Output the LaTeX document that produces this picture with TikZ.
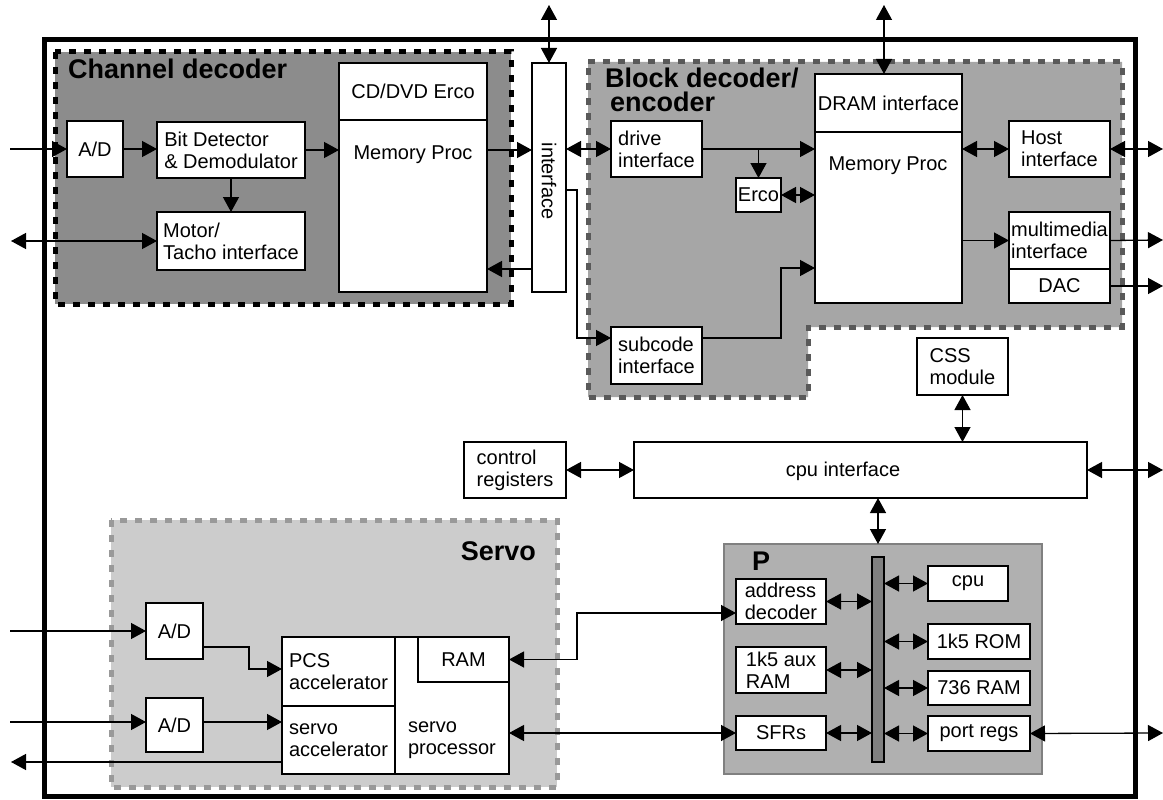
\documentclass[tikz,border=0pt]{standalone}
\usepackage{fontspec}
\setmainfont{Liberation Sans}
\usetikzlibrary{arrows.meta,positioning,calc}
\tikzset{
  blk/.style={draw=black, line width=1.3pt, fill=white, inner sep=0pt, outer sep=0pt,
    align=left, anchor=north west},
  blkbox/.style 2 args={blk, minimum width=#1, minimum height=#2},
  lbl/.style={inner sep=0pt, align=left},
  title/.style={inner sep=0pt, align=left, font=\fontsize{27}{24}\selectfont\bfseries},
  chanreg/.style={fill=black!45, draw=black, line width=5pt, dash pattern=on 7pt off 8pt},
  blkreg/.style={fill=black!35, draw=black!65, line width=5pt, dash pattern=on 7pt off 8pt},
  servoreg/.style={fill=black!20, draw=black!40, line width=5pt, dash pattern=on 7pt off 8pt},
  pframe/.style={fill=black!31, draw=black!50, line width=1.3pt, inner sep=0pt, outer sep=0pt,
    anchor=north west},
  busbar/.style={fill=black!50, draw=black, line width=1.3pt, inner sep=0pt, outer sep=0pt,
    anchor=north west},
  flow/.style={-{Triangle[length=15pt, width=16pt]}, line width=1.3pt},
  biflow/.style={{Triangle[length=15pt, width=16pt]}-{Triangle[length=15pt, width=16pt]},
    line width=1.3pt},
}

\begin{document}
\begin{tikzpicture}[x=1pt, y=-1pt, font=\fontsize{20}{22}\selectfont]
  \useasboundingbox (0,0) rectangle (1163,800);
  % chip outline and the three decoder regions
  \draw[line width=5pt] (44,40) rectangle (1135,796);
  \draw[chanreg] (55,52) rectangle (511,304);
  \draw[blkreg] (588,62) -- (1122,62) -- (1122,327) -- (808,327) -- (808,397)
    -- (588,397) -- cycle;
  \draw[servoreg] (111,520) rectangle (557,787);
  \node[title, anchor=base west] (chtitle) at (68,78) {Channel decoder};
  \node[title, anchor=north west] (bltitle) at (605,68) {Block decoder/\\\hspace*{5pt}encoder};
  \node[title, anchor=base east] (svtitle) at (536,560) {Servo};

  % channel decoder
  \node[blkbox={56pt}{56pt}] (adc) at (67,121) {A/D};
  \node[blkbox={148pt}{56pt}] (bitdet) at (157,122) {Bit Detector\\\& Demodulator};
  \node[blkbox={148pt}{58pt}] (motor) at (157,212) {Motor/\\Tacho interface};
  \node[blkbox={148pt}{57pt}] (cderco) at (339,63) {CD/DVD Erco};
  \node[blkbox={148pt}{172pt}] (memproc1) at (339,120) {};
  \node[lbl] (mp1txt) at (413,155) {Memory Proc};
  \node[blkbox={34pt}{229pt}] (iface) at (532,63) {};
  \node[lbl, rotate=-90] (iftxt) at (549,181) {interface};

  % block decoder / encoder
  \node[blkbox={91pt}{56pt}] (drive) at (611,121) {drive\\interface};
  \node[blkbox={45pt}{34pt}] (erco) at (736,178) {Erco};
  \node[blkbox={147pt}{58pt}] (dram) at (815,74) {DRAM interface};
  \node[blkbox={147pt}{171pt}] (memproc2) at (815,132) {};
  \node[lbl] (mp2txt) at (888,166) {Memory Proc};
  \node[blkbox={101pt}{56pt}] (host) at (1009,121) {Host\\interface};
  \node[blkbox={101pt}{57pt}] (mmedia) at (1009,212) {multimedia\\interface};
  \node[blkbox={101pt}{34pt}] (dac) at (1009,269) {DAC};
  \node[blkbox={91pt}{57pt}] (subcode) at (611,327) {subcode\\interface};
  \node[blkbox={91pt}{57pt}] (css) at (917,338) {CSS\\module};

  % cpu interface
  \node[blkbox={102pt}{56pt}] (ctrlreg) at (464,442) {control\\registers};
  \node[blkbox={453pt}{56pt}] (cpuif) at (634,442) {};
  \node[lbl] (cpuiftxt) at (843,471) {cpu interface};

  % micro controller
  \node[pframe, minimum width=318pt, minimum height=230pt] (pbox) at (724,544) {};
  \node[title, anchor=base west] (ptitle) at (752,570) {P};
  \node[busbar, minimum width=12pt, minimum height=205pt] (bus) at (872,557) {};
  \node[blkbox={90pt}{45pt}] (addrdec) at (736,579) {address\\decoder};
  \node[blkbox={90pt}{46pt}] (auxram) at (736,647) {1k5 aux\\RAM};
  \node[blkbox={90pt}{34pt}] (sfrs) at (736,716) {SFRs};
  \node[blkbox={80pt}{35pt}] (cpu) at (928,566) {cpu};
  \node[blkbox={102pt}{35pt}] (rom) at (928,624) {1k5 ROM};
  \node[blkbox={102pt}{34pt}] (iram) at (928,671) {736 RAM};
  \node[blkbox={102pt}{35pt}] (portregs) at (928,716) {port regs};

  % servo
  \node[blkbox={57pt}{56pt}] (adca) at (146,603) {A/D};
  \node[blkbox={57pt}{54pt}] (adcb) at (146,698) {A/D};
  \node[blkbox={113pt}{69pt}] (pcs) at (282,637) {PCS\\accelerator};
  \node[blkbox={113pt}{68pt}] (sacc) at (282,706) {servo\\accelerator};
  \node[blkbox={114pt}{137pt}] (sproc) at (395,637) {};
  \node[lbl] (sproctxt) at (452,740) {servo\\processor};
  \node[blkbox={91pt}{45pt}] (sram) at (418,637) {RAM};

  % free ends at the border of the picture
  \coordinate (inCh) at (10,149);
  \coordinate (outMt) at (11,241);
  \coordinate (topIf) at (549,5);
  \coordinate (topDr) at (884,5);
  \coordinate (outHost) at (1163,149);
  \coordinate (outMm) at (1163,240);
  \coordinate (outDac) at (1163,286);
  \coordinate (outCpu) at (1163,470);
  \coordinate (outPort) at (1163,733);
  \coordinate (inSa) at (10,631);
  \coordinate (inSb) at (10,722);
  \coordinate (outSv) at (11,762);

  % connectors, channel decoder
  \draw[flow] (inCh) -- (adc.west);
  \draw[flow] (adc.east) -- (adc.east -| bitdet.west);
  \draw[flow] (bitdet.east) -- (bitdet.east -| memproc1.west);
  \draw[flow] (bitdet.south) -- (motor.north);
  \draw[biflow] (outMt) -- (motor.west);
  \draw[flow] (bitdet.east -| memproc1.east) -- (bitdet.east -| iface.west);
  \draw[flow] ([yshift=23pt]iface.south west) -- ([yshift=23pt]memproc1.south east);
  \draw[biflow] (topIf) -- (iface.north);

  % connectors, block decoder
  \draw[biflow] (iface.east |- drive.west) -- (drive.west);
  \draw[flow] ([yshift=-127pt]iface.north east) -- ++(11,0) |- ([yshift=-11pt]subcode.north west);
  \draw[flow] (drive.east) -- (drive.east -| memproc2.west);
  \draw[flow] (drive.east -| erco.north) -- (erco.north);
  \draw[biflow] (erco.east) -- (erco.east -| memproc2.west);
  \draw[flow] ([yshift=-11pt]subcode.north east) -- ++(79,0) |- ([yshift=35pt]memproc2.south west);
  \draw[biflow] (topDr) -- (topDr |- dram.north);
  \draw[biflow] (host.west -| memproc2.east) -- (host.west);
  \draw[biflow] (host.east) -- (outHost);
  \draw[flow] (mmedia.west -| memproc2.east) -- (mmedia.west);
  \draw[flow] (mmedia.east) -- (outMm);
  \draw[flow] (dac.east) -- (outDac);

  % connectors, cpu interface and micro controller
  \draw[biflow] (css.south) -- (css.south |- cpuif.north);
  \draw[biflow] (ctrlreg.east) -- (cpuif.west);
  \draw[biflow] (cpuif.east) -- (outCpu);
  \draw[biflow] (bus.north |- cpuif.south) -- (bus.north |- pbox.north);
  \draw[biflow] (addrdec.east) -- (addrdec.east -| bus.west);
  \draw[biflow] (auxram.east) -- (auxram.east -| bus.west);
  \draw[biflow] (sfrs.east) -- (sfrs.east -| bus.west);
  \draw[biflow] (bus.east |- cpu.west) -- (cpu.west);
  \draw[biflow] (bus.east |- rom.west) -- (rom.west);
  \draw[biflow] (bus.east |- iram.west) -- (iram.west);
  \draw[biflow] (bus.east |- portregs.west) -- (portregs.west);
  \draw[biflow] (portregs.east) -- (outPort);

  % connectors, servo
  \draw[biflow] (sfrs.west) -- (sfrs.west -| sproc.east);
  \draw[biflow] ([yshift=-34pt]addrdec.north west) -- ++(-159,0) |- (sram.east);
  \draw[flow] (inSa) -- (adca.west);
  \draw[flow] ([yshift=-44pt]adca.north east) -- ++(46,0) |- ([yshift=-32pt]pcs.north west);
  \draw[flow] (inSb) -- (inSb -| adcb.west);
  \draw[flow] (inSb -| adcb.east) -- (inSb -| sacc.west);
  \draw[flow] ([yshift=12pt]sacc.south west) -- (outSv);
\end{tikzpicture}
\end{document}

......

**SHORT PROBLEM:**
Leave out the pictures and repeat the lines from the start of the material through the line with "anchor=base east] (svtitle)", inclusive.

**WRITTEN SOLUTION:**
Output the LaTeX document that produces this picture with TikZ.
\documentclass[tikz,border=0pt]{standalone}
\usepackage{fontspec}
\setmainfont{Liberation Sans}
\usetikzlibrary{arrows.meta,positioning,calc}
\tikzset{
  blk/.style={draw=black, line width=1.3pt, fill=white, inner sep=0pt, outer sep=0pt,
    align=left, anchor=north west},
  blkbox/.style 2 args={blk, minimum width=#1, minimum height=#2},
  lbl/.style={inner sep=0pt, align=left},
  title/.style={inner sep=0pt, align=left, font=\fontsize{27}{24}\selectfont\bfseries},
  chanreg/.style={fill=black!45, draw=black, line width=5pt, dash pattern=on 7pt off 8pt},
  blkreg/.style={fill=black!35, draw=black!65, line width=5pt, dash pattern=on 7pt off 8pt},
  servoreg/.style={fill=black!20, draw=black!40, line width=5pt, dash pattern=on 7pt off 8pt},
  pframe/.style={fill=black!31, draw=black!50, line width=1.3pt, inner sep=0pt, outer sep=0pt,
    anchor=north west},
  busbar/.style={fill=black!50, draw=black, line width=1.3pt, inner sep=0pt, outer sep=0pt,
    anchor=north west},
  flow/.style={-{Triangle[length=15pt, width=16pt]}, line width=1.3pt},
  biflow/.style={{Triangle[length=15pt, width=16pt]}-{Triangle[length=15pt, width=16pt]},
    line width=1.3pt},
}

\begin{document}
\begin{tikzpicture}[x=1pt, y=-1pt, font=\fontsize{20}{22}\selectfont]
  \useasboundingbox (0,0) rectangle (1163,800);
  % chip outline and the three decoder regions
  \draw[line width=5pt] (44,40) rectangle (1135,796);
  \draw[chanreg] (55,52) rectangle (511,304);
  \draw[blkreg] (588,62) -- (1122,62) -- (1122,327) -- (808,327) -- (808,397)
    -- (588,397) -- cycle;
  \draw[servoreg] (111,520) rectangle (557,787);
  \node[title, anchor=base west] (chtitle) at (68,78) {Channel decoder};
  \node[title, anchor=north west] (bltitle) at (605,68) {Block decoder/\\\hspace*{5pt}encoder};
  \node[title, anchor=base east] (svtitle) at (536,560) {Servo};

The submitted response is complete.